Through the early romantic period, key for orchestral works was often determined by the technical limits of winds and brass - the quality of their intonation, what would 'sound well.' Later, as technology developed - valve Horns, flutes which could play more reliably in tune and more equally in any key, that changed.

There are probably hundred of lists of key association: some may show points of agreement from one list to the next:
Eb is supposed to be 'heroic,' but that is because, coincidentally, Beethoven's Eroica and many other works of a more overt nature have been cast in that key - to return to the former premise, it was practical to cast a work in Eb to get full use out of the technically limited winds and brass of the day. 

So 'traditions' are born.

There is nothing 'heroic' about the key of Eb unless you write 'heroic sounding' music in that key. No reason 'Heroic Sounding music could not be in F# minor, either 

Still many a musician and avid listener is 'key sensitive.' One particular key, for a particular musical idea, may seem a little high, the body of the sound too thin, another, too low, the body of sound too muddy.

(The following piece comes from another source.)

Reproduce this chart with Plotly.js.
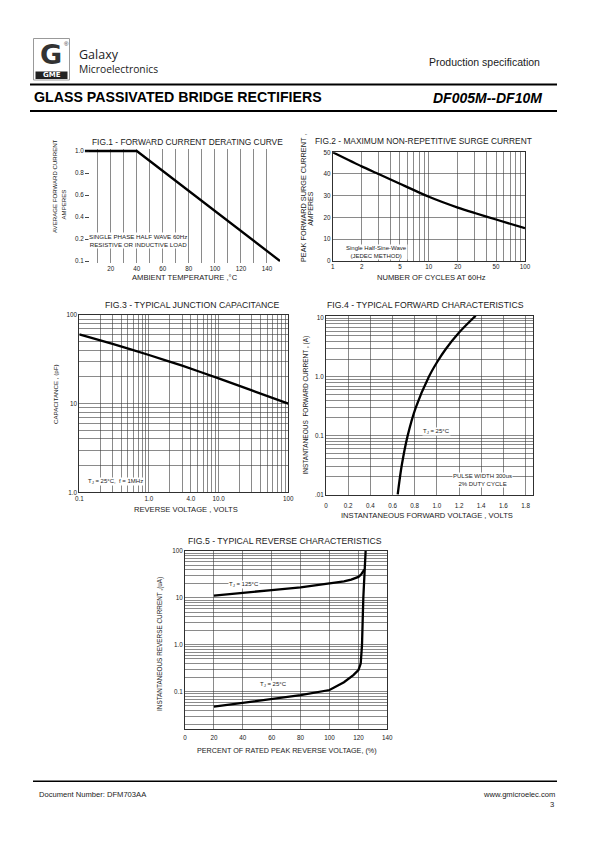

Robert Schumann thought that most composers intuitively chose the 'right key' befitting their original musical idea.

For millennia, people have had notions about a mode or key having particular emotional qualities, and sometimes an actual color, ala the synesthete crowd's mixed sensual perception.

For millennia as well, no group of 'experts' have been able to agree as to which emotional quality goes with which mode or key, 
and a room full of synesthetes may not find agreement, each individual thinking of F# major as a different color.

The idea, then, is empirical, idiosyncratic from individual to individual. F# (major or minor) is neither bright, happy, sad, or Naples Yellow. It is just F#: it is what the composer writes in that key which determines its 'emotional' import or especial timbrel
color.


----------